RC retreat-house leaders have told me how they get plenty of evangelicals turning up these days.
I too am wary of some programs and systems. I'm also aware that the name "Spiritual Direction" is a misnomer. It's the name we're stuck with but many people use the term "spiritual accompaniment" instead.
It is never about telling someone what to do. It's about being a sounding board and asking questions and helping people to discern for themselves what as you say Christ is teaching them.
@Lamb Chopped - and I'm childish enough to be provocative and suggest that nobody's spiritual tradition is as DIY as all that. I don't profess to know a great deal about Lutheranism but it's never struck me as offering a more direct hot-line to heaven than any of the others.

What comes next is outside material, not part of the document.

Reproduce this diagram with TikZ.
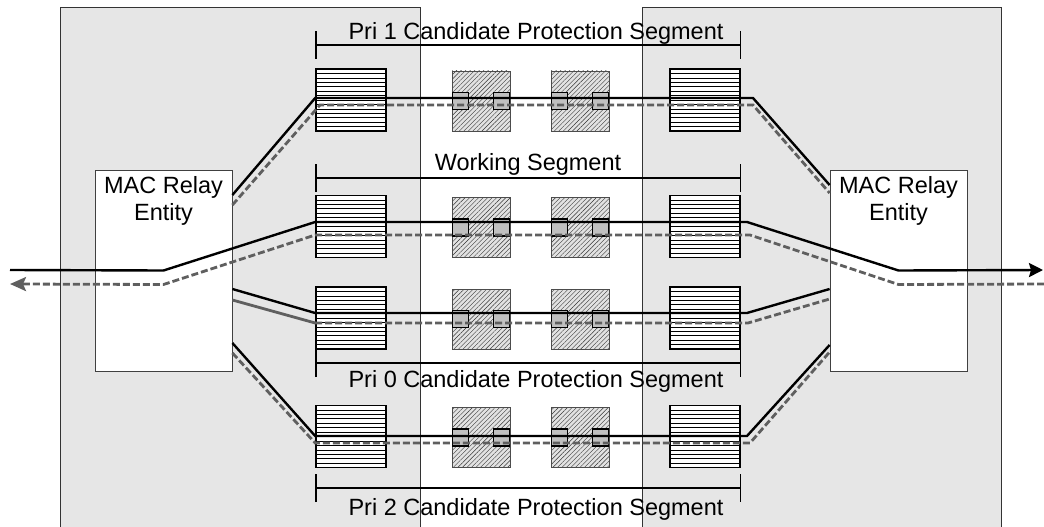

I'm not going to go all Big Church on you and say that as Christ is Head of the Church and as Holy Church is his Body then it follows that he will lead and direct us through such means and programmes as Holy Church in her great wisdom provides ...
Heh heh heh ...
But I am saying that none of us are in the business of receiving special Gnostic techniques tailored exclusively for ourselves and nobody else.
Which isn't the same as acknowledging that we are all different and that God doesn't deal with us individually as it were.
I know you're not saying, 'Stuff these programmes, I don't need none of that shit, I'm going straight to the Big Boss myself, he'll show me what to do ...'
Nor am I advocating a kind of arid institutionalism.
There is, I think, a kind of creative tension between the 'contemplative' and the institutional, and the 'charismatic' and the institutional, irrespective of which Christian tradition we inhabit.
I suspect that's necessary and all part of it.